La Sforzesca fu presa d’assalto dagli austriaci, i quali vennero più volte respinti alla baionetta dal 17º Reggimento di fanteria, comandato dal colonnello Filiberto Mollard e dal 23° del colonnello Enrico Cialdini, comandato dal maggiore Fontana, che nell’azione perse il cavallo ucciso mentre lo montava. Due squadroni del Piemonte Reale eseguirono due cariche molto irruente, che respinsero il nemico e lo costrinsero a lasciare molti prigionieri. In questa azione il Reggimento Piemonte Reale si guadagnò la sua prima Medaglia d’Argento al Valor Militare.

Un attacco degli austriaci ci fu pure a Gambolò, ma il 1º Reggimento Savoia, comandato dal colonnello Saillet di Saint. Cergues, ebbe la meglio.

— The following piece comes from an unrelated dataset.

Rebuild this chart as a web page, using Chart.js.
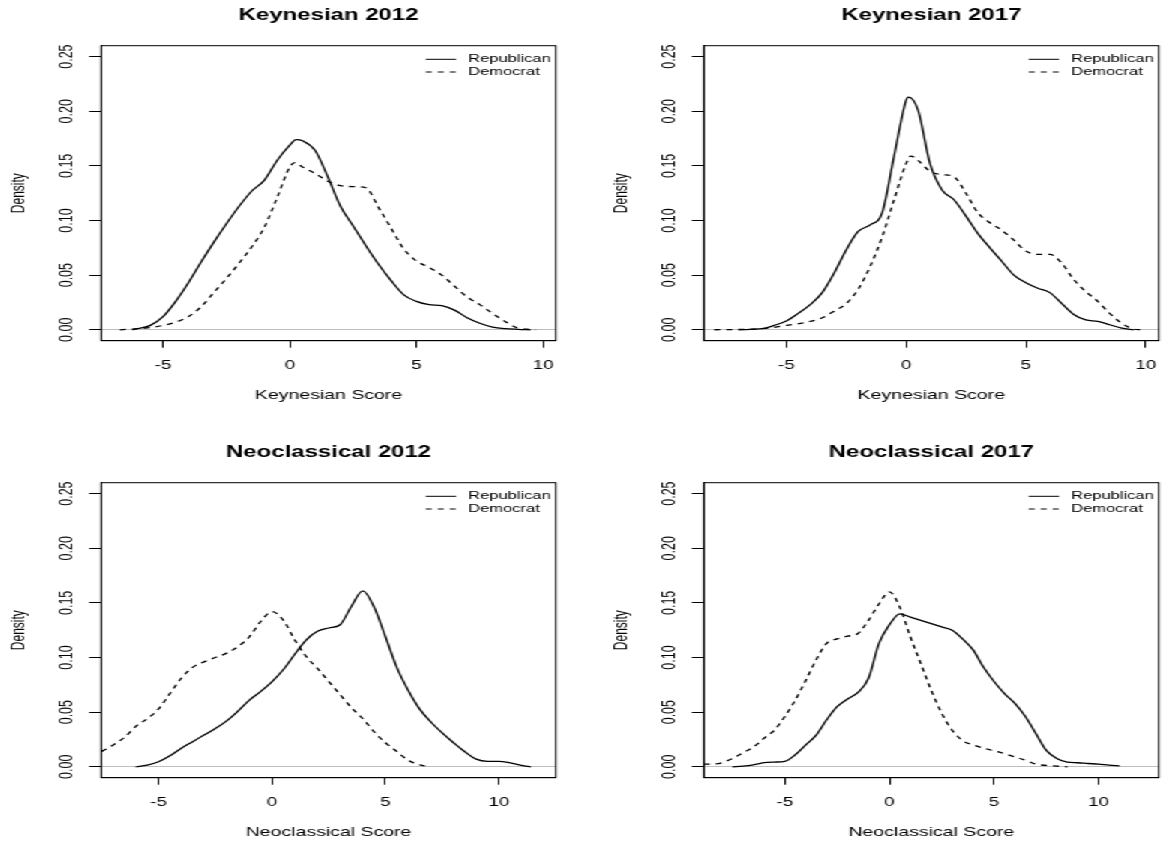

In realtà questa e quella della Sforzesca, furono mosse effettuate dagli austriaci al fine di distrarre l’attenzione dal loro principale obiettivo che era Mortara.

A Mortara si trovava il generale Alessandro La Marmora, con alla destra la divisione di Durando ed alla sinistra la divisione del Duca Vittorio Emanuele di Savoia.

Il generale D’Aspre avviò l’attacco delle artiglierie. Si resistette ad un cannoneggiamento continuo, ma troppo grande era la sproporzione fra i sei cannoni sardi e i trentadue asburgici. D’Aspre quindi fece seguire l’azione delle fanterie che si gettarono sulla destra della divisione sarda, la Brigata Regina, ormai provata dal fuoco delle artiglierie. Le truppe sabaude, composte in gran parte di reclute di volontari, non riuscirono a sostenere l’urto e ripiegarono in disordine verso Mortara, inseguite dagli austriaci che continuarono ad incalzarle col colonnello Benedeck. Fu una disfatta. Un’ultima sortita fu tentata da La Marmora con granatieri del 10° e cacciatori del Cuneo, ma anche questa fu vana.

Durante tutta la giornata, l’esercito sardo perse cinquecento uomini in combattimento ed altri duemila furon fatti prigionieri. Gli austriaci in totale, tra morti e feriti persero circa cinquecento uomini.

Quando re Carlo Alberto ricevette la comunicazione della disfatta di Mortara palesò subito il desiderio di ritentare la sorte delle armi con una battaglia decisiva e volle concentrare le forze intorno a Novara aspettando lo scontro con Radetzky che intanto attaccò Vercelli credendo di trovarvi l’armata sarda.